By Paula Musich  |  Posted 2002-04-26 Print this article Print

Tool Cuts Down on Web Services Overhead

A little-known startup on Monday will try to make a big impression on Web services developers with a performance optimization tool that can eliminate much of the overhead associated with Web services transactions. Chutney Technologies Inc. will introduce its Chutney Apptimizer for SOAP (Simple Object Access Protocol), designed to eliminate much of the processing overhead associated with executing SOAP-based Web services transactions. As enterprises begin to develop Web services applications based on SOAP and XML, they are finding that the standards exact a heavy toll in processing and I/O requirements for both the Web services provider and consumer. Each transaction requires that a request and response be wrapped into a SOAP message, then the request and response must be extracted, and multiple SOAP messages are exchanged over a network.
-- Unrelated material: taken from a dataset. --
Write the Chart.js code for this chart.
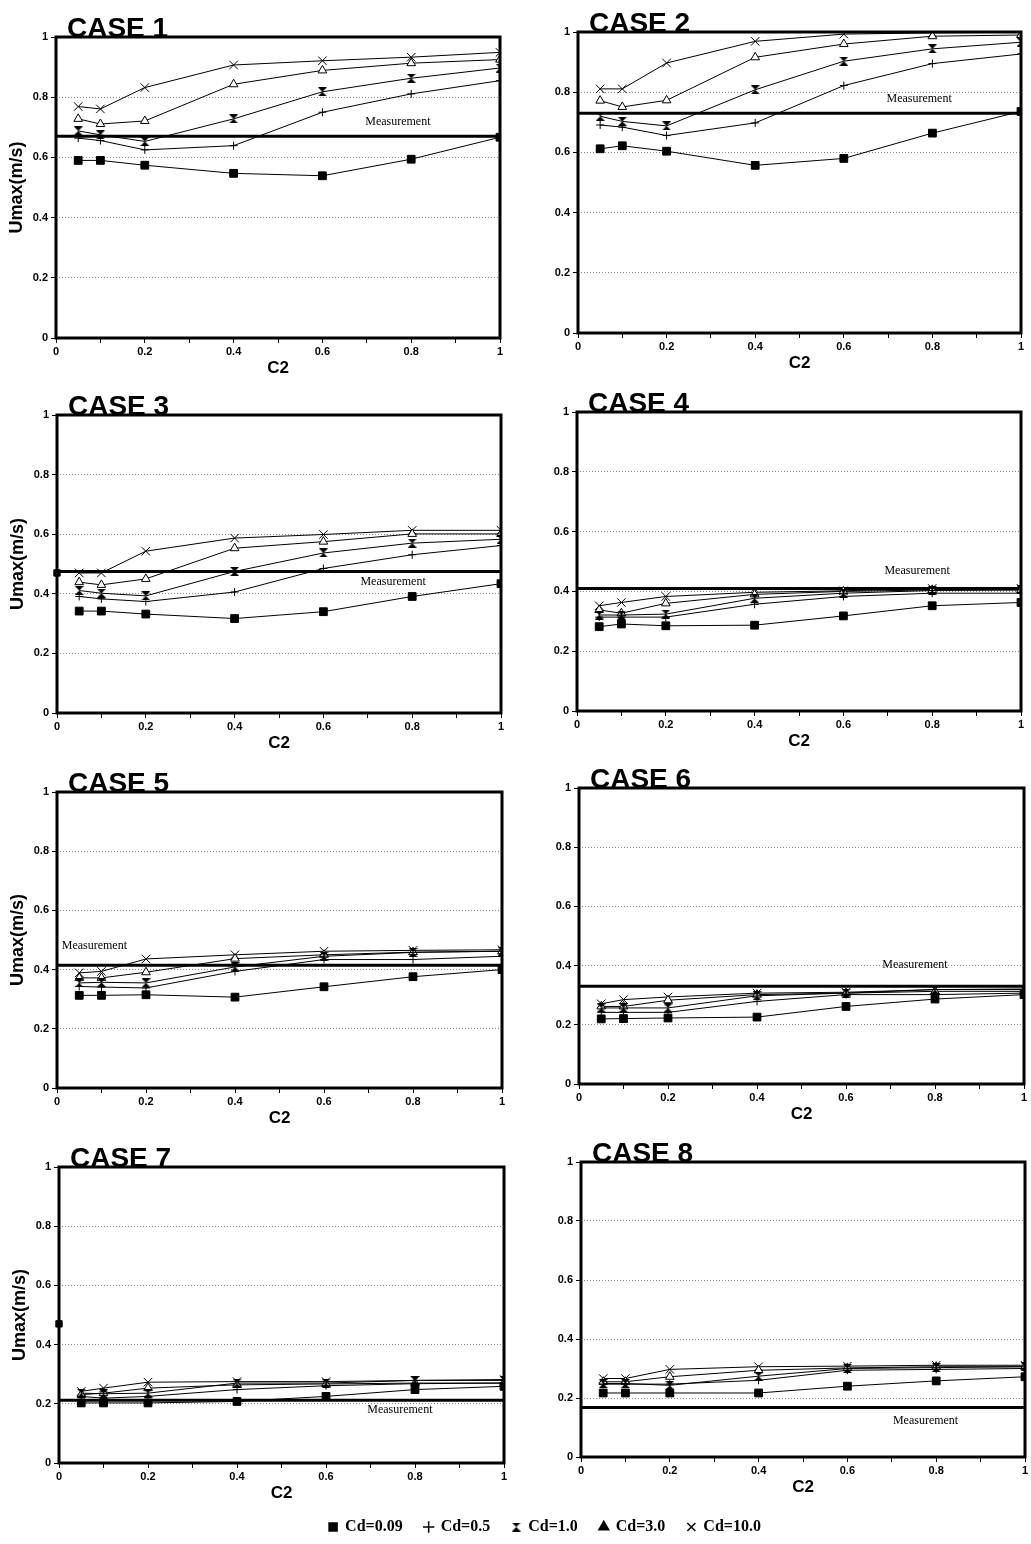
<!DOCTYPE html>
<html>
<head>
<meta charset="utf-8">
<title>Umax vs C2 - Cases 1-8</title>
<script src="https://cdn.jsdelivr.net/npm/chart.js@4.4.1/dist/chart.umd.min.js"></script>
<style>
  html, body { margin: 0; padding: 0; background: #fff; overflow: hidden; }
  body { width: 1031px; height: 1544px; position: relative; }
  .panel { position: absolute; }
</style>
</head>
<body>
<script>
// x values (C2) shared by every case
const c2 = [0.05, 0.1, 0.2, 0.4, 0.6, 0.8, 1.0];
const cdLabels = ['Cd=0.09', 'Cd=0.5', 'Cd=1.0', 'Cd=3.0', 'Cd=10.0'];
const caseNames = ['CASE 1', 'CASE 2', 'CASE 3', 'CASE 4', 'CASE 5', 'CASE 6', 'CASE 7', 'CASE 8'];

// rows: Cd=0.09, Cd=0.5, Cd=1.0, Cd=3.0, Cd=10.0
const umaxCase1 = [
  [0.590, 0.590, 0.574, 0.547, 0.539, 0.594, 0.667],
  [0.664, 0.656, 0.625, 0.639, 0.750, 0.811, 0.855],
  [0.688, 0.675, 0.653, 0.728, 0.818, 0.863, 0.897],
  [0.728, 0.711, 0.721, 0.843, 0.889, 0.913, 0.925],
  [0.769, 0.761, 0.832, 0.907, 0.921, 0.933, 0.949]
];
const umaxCase2 = [
  [0.612, 0.622, 0.604, 0.557, 0.580, 0.664, 0.736],
  [0.691, 0.684, 0.656, 0.698, 0.822, 0.895, 0.927],
  [0.720, 0.703, 0.688, 0.808, 0.903, 0.944, 0.966],
  [0.772, 0.751, 0.773, 0.916, 0.960, 0.986, 0.990],
  [0.811, 0.811, 0.897, 0.969, 0.993, 0.997, 0.999]
];
const umaxCase3 = [
  [0.342, 0.342, 0.332, 0.317, 0.340, 0.391, 0.434],
  [0.391, 0.383, 0.374, 0.406, 0.485, 0.531, 0.562],
  [0.411, 0.402, 0.393, 0.475, 0.537, 0.570, 0.583],
  [0.439, 0.430, 0.450, 0.553, 0.575, 0.601, 0.601],
  [0.470, 0.470, 0.543, 0.587, 0.599, 0.613, 0.613]
];
const umaxCase4 = [
  [0.282, 0.291, 0.285, 0.287, 0.318, 0.352, 0.363],
  [0.314, 0.314, 0.314, 0.357, 0.383, 0.394, 0.394],
  [0.321, 0.321, 0.324, 0.377, 0.394, 0.403, 0.405],
  [0.338, 0.327, 0.360, 0.390, 0.400, 0.405, 0.405],
  [0.352, 0.363, 0.383, 0.397, 0.402, 0.410, 0.410]
];
const umaxCase5 = [
  [0.313, 0.313, 0.315, 0.307, 0.342, 0.376, 0.400],
  [0.343, 0.341, 0.338, 0.394, 0.434, 0.434, 0.445],
  [0.355, 0.357, 0.355, 0.409, 0.445, 0.458, 0.462],
  [0.372, 0.372, 0.391, 0.437, 0.450, 0.459, 0.462],
  [0.389, 0.394, 0.436, 0.450, 0.462, 0.465, 0.467]
];
const umaxCase6 = [
  [0.220, 0.221, 0.223, 0.226, 0.262, 0.287, 0.302],
  [0.242, 0.242, 0.242, 0.279, 0.302, 0.302, 0.307],
  [0.257, 0.257, 0.257, 0.298, 0.307, 0.319, 0.319],
  [0.262, 0.262, 0.283, 0.302, 0.307, 0.313, 0.313],
  [0.271, 0.285, 0.294, 0.307, 0.310, 0.319, 0.321]
];
const umaxCase7 = [
  [0.203, 0.203, 0.203, 0.208, 0.225, 0.248, 0.259],
  [0.225, 0.219, 0.225, 0.248, 0.261, 0.268, 0.270],
  [0.236, 0.234, 0.236, 0.270, 0.270, 0.279, 0.279],
  [0.231, 0.236, 0.253, 0.264, 0.267, 0.270, 0.270],
  [0.242, 0.253, 0.273, 0.275, 0.275, 0.279, 0.282]
];
const umaxCase8 = [
  [0.217, 0.217, 0.217, 0.217, 0.240, 0.258, 0.272],
  [0.247, 0.247, 0.247, 0.260, 0.294, 0.297, 0.300],
  [0.249, 0.249, 0.243, 0.274, 0.300, 0.303, 0.306],
  [0.255, 0.255, 0.272, 0.294, 0.302, 0.306, 0.306],
  [0.266, 0.266, 0.297, 0.306, 0.308, 0.311, 0.311]
];
const umaxCases = [umaxCase1, umaxCase2, umaxCase3, umaxCase4, umaxCase5, umaxCase6, umaxCase7, umaxCase8];

// measured Umax (thick horizontal line)
const measured = [0.67, 0.73, 0.475, 0.41, 0.415, 0.33, 0.212, 0.168];
// odd single marks visible on the scanned plots
const strayPoints = [[], [], [[0, 0.47]], [], [], [], [[0, 0.47]], []];

// ---- layout (not data) ----
const boxes = [
  { l: 0,   t: 7,    w: 507, h: 373 },
  { l: 522, t: 2,    w: 506, h: 373 },
  { l: 1,   t: 385,  w: 507, h: 370 },
  { l: 521, t: 382,  w: 507, h: 371 },
  { l: 1,   t: 762,  w: 508, h: 368 },
  { l: 523, t: 758,  w: 508, h: 368 },
  { l: 3,   t: 1137, w: 508, h: 368 },
  { l: 525, t: 1132, w: 507, h: 367 }
];
// where "Measurement" is written, in data units
const labelAt = [[0.77, 0.717], [0.77, 0.777], [0.757, 0.44], [0.766, 0.47],
                 [0.084, 0.479], [0.755, 0.403], [0.766, 0.18], [0.776, 0.121]];

const SANS = '"Liberation Sans", Arial, Helvetica, sans-serif';
const SERIF = '"Liberation Serif", "Times New Roman", serif';

function hourglass(size) {
  const c = document.createElement('canvas');
  c.width = size; c.height = size;
  const g = c.getContext('2d');
  g.fillStyle = '#000';
  g.beginPath(); g.moveTo(0, 0); g.lineTo(size, 0); g.lineTo(size / 2, size / 2); g.closePath(); g.fill();
  g.beginPath(); g.moveTo(0, size); g.lineTo(size, size); g.lineTo(size / 2, size / 2); g.closePath(); g.fill();
  return c;
}
const hg = hourglass(9);

const markers = [
  { style: 'rect', r: 5.5, fill: '#000' },
  { style: 'cross', r: 4, fill: '#000' },
  { style: hg, r: 4, fill: '#000' },
  { style: 'triangle', r: 5, fill: '#fff' },
  { style: 'crossRot', r: 6, fill: '#000' }
];

function fmt(v) {
  const r = Math.round(v * 10) / 10;
  if (r === 0) return '0';
  if (r === 1) return '1';
  return r.toFixed(1);
}

// title, measurement label and the thick frame
const panelText = {
  id: 'panelText',
  afterDatasetsDraw(chart, args, opts) {
    const { ctx, chartArea, scales } = chart;
    ctx.save();
    ctx.fillStyle = '#000';
    ctx.font = 'bold 28px ' + SANS;
    ctx.textAlign = 'left';
    ctx.textBaseline = 'alphabetic';
    ctx.fillText(opts.title, chartArea.left + 11, chartArea.top);
    ctx.font = '12px ' + SERIF;
    ctx.textAlign = 'center';
    ctx.textBaseline = 'middle';
    ctx.fillText('Measurement', scales.x.getPixelForValue(opts.labelAt[0]), scales.y.getPixelForValue(opts.labelAt[1]));
    ctx.lineWidth = 3;
    ctx.strokeStyle = '#000';
    ctx.strokeRect(chartArea.left, chartArea.top, chartArea.width, chartArea.height);
    ctx.restore();
  }
};

function makePanel(i) {
  const b = boxes[i];
  const div = document.createElement('div');
  div.className = 'panel';
  div.style.left = b.l + 'px';
  div.style.top = b.t + 'px';
  div.style.width = b.w + 'px';
  div.style.height = b.h + 'px';
  const cv = document.createElement('canvas');
  div.appendChild(cv);
  document.body.appendChild(div);

  const datasets = umaxCases[i].map((vals, k) => ({
    label: cdLabels[k],
    data: c2.map((x, j) => ({ x: x, y: vals[j] })),
    borderColor: '#000',
    borderWidth: 1,
    backgroundColor: markers[k].fill,
    pointStyle: markers[k].style,
    pointRadius: markers[k].r,
    pointBorderColor: '#000',
    pointBackgroundColor: markers[k].fill,
    pointBorderWidth: 1,
    tension: 0,
    fill: false
  }));
  datasets.push({
    label: 'Measurement',
    data: [{ x: 0, y: measured[i] }, { x: 1, y: measured[i] }],
    borderColor: '#000',
    borderWidth: 3,
    pointRadius: 0,
    fill: false
  });
  if (strayPoints[i].length) {
    datasets.push({
      label: 'stray',
      data: strayPoints[i].map(p => ({ x: p[0], y: p[1] })),
      showLine: false,
      pointStyle: 'rect',
      pointRadius: 4.5,
      pointBackgroundColor: '#000',
      pointBorderColor: '#000',
      clip: false
    });
  }

  new Chart(cv, {
    type: 'line',
    data: { datasets: datasets },
    plugins: [panelText],
    options: {
      responsive: true,
      maintainAspectRatio: false,
      animation: false,
      events: [],
      layout: { padding: { top: 30, right: 5, bottom: 0, left: 0 } },
      plugins: {
        legend: { display: false },
        tooltip: { enabled: false },
        panelText: { title: caseNames[i], labelAt: labelAt[i] }
      },
      scales: {
        x: {
          type: 'linear', min: 0, max: 1,
          afterFit: s => { s.height = 42; },
          ticks: {
            stepSize: 0.1, autoSkip: false, maxRotation: 0, padding: 2, color: '#000',
            font: { family: SANS, size: 11, weight: 'bold' },
            callback: v => (Math.round(v * 10) % 2 === 0 ? fmt(v) : '')
          },
          grid: { drawOnChartArea: false, drawTicks: true, tickLength: 5, tickColor: '#000', color: '#000' },
          border: { display: false },
          title: {
            display: true, text: 'C2', color: '#000',
            font: { family: SANS, size: 17, weight: 'bold' },
            padding: { top: 0, bottom: 1 }
          }
        },
        y: {
          type: 'linear', min: 0, max: 1,
          afterFit: s => { s.width = 56; },
          ticks: {
            stepSize: 0.2, padding: 3, color: '#000',
            font: { family: SANS, size: 11, weight: 'bold' },
            callback: v => fmt(v)
          },
          grid: {
            color: c => (c.tick && (c.tick.value < 0.01 || c.tick.value > 0.99)) ? 'rgba(0,0,0,0)' : '#8c8c8c',
            lineWidth: 1, tickLength: 5, tickColor: '#000', tickBorderDash: [], borderDash: [1, 2]
          },
          border: { display: false, dash: [1, 2] },
          title: {
            display: i % 2 === 0, text: 'Umax(m/s)', color: '#000',
            font: { family: SANS, size: 18, weight: 'bold' },
            padding: { top: 6, bottom: 0 }
          }
        }
      }
    }
  });
}

for (let i = 0; i < 8; i++) makePanel(i);

// shared legend at the bottom (box is tall so the legend is not clipped;
// the part below the page is simply not visible)
const lg = document.createElement('div');
lg.className = 'panel';
lg.style.left = '0px';
lg.style.top = '1497px';
lg.style.width = '1090px';
lg.style.height = '160px';
const lgc = document.createElement('canvas');
lg.appendChild(lgc);
document.body.appendChild(lg);

new Chart(lgc, {
  type: 'line',
  data: {
    datasets: cdLabels.map((l, k) => ({
      label: l,
      data: [],
      pointStyle: markers[k].style,
      pointRadius: 4,
      pointBackgroundColor: '#000',
      pointBorderColor: '#000',
      pointBorderWidth: 1.5,
      borderColor: '#000',
      backgroundColor: '#000'
    }))
  },
  options: {
    responsive: true,
    maintainAspectRatio: false,
    animation: false,
    events: [],
    scales: { x: { display: false }, y: { display: false } },
    plugins: {
      tooltip: { enabled: false },
      legend: {
        display: true, position: 'top', align: 'center',
        labels: {
          usePointStyle: true, boxWidth: 8, boxHeight: 8, padding: 22, color: '#000',
          font: { family: SERIF, size: 16, weight: 'bold' }
        }
      }
    }
  }
});
</script>
</body>
</html>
Chutney Apptimizer for SOAP reduces much of the overhead using a storage engine or cache locally attached as shared storage to a Web server cluster and a patent-pending mechanism to directly serve the output of Web services calls from the cache. The processing, I/O functions and network exchanges are bypassed for each Web service call that is made.
"If you use Chutney when you are about to initiate the workflow, Chutney can return the application object and eliminate all the work required to satisfy the request," explained Anindya Datta, president and CEO of the privately held startup in Atlanta. The software uses functions provided in the service libraries of Apache SOAP and the Microsoft SOAP toolkit. "Weve created extensions on top of those, so you just have to drop in our extensions to the regular SOAP libraries and they are Chutney enabled. There is no need to touch your application code," said Datta. Chutneys first tool to provide application optimization requires developers to work with its application program interfaces at development time to perform application-layer caching for application servers and programming languages such as BEA WebLogic, IBM WebSphere, Sun ONE, Broadvision, Java, Microsoft .NET and C/C++. Chutney will demonstrate Chutney Apptimizer for SOAP at NetWorld+Interop next month, and it will be available in early June. The storage engine is $100,000 for single instance or $150,000 for a high availability option. The software library is $5,000 per CPU.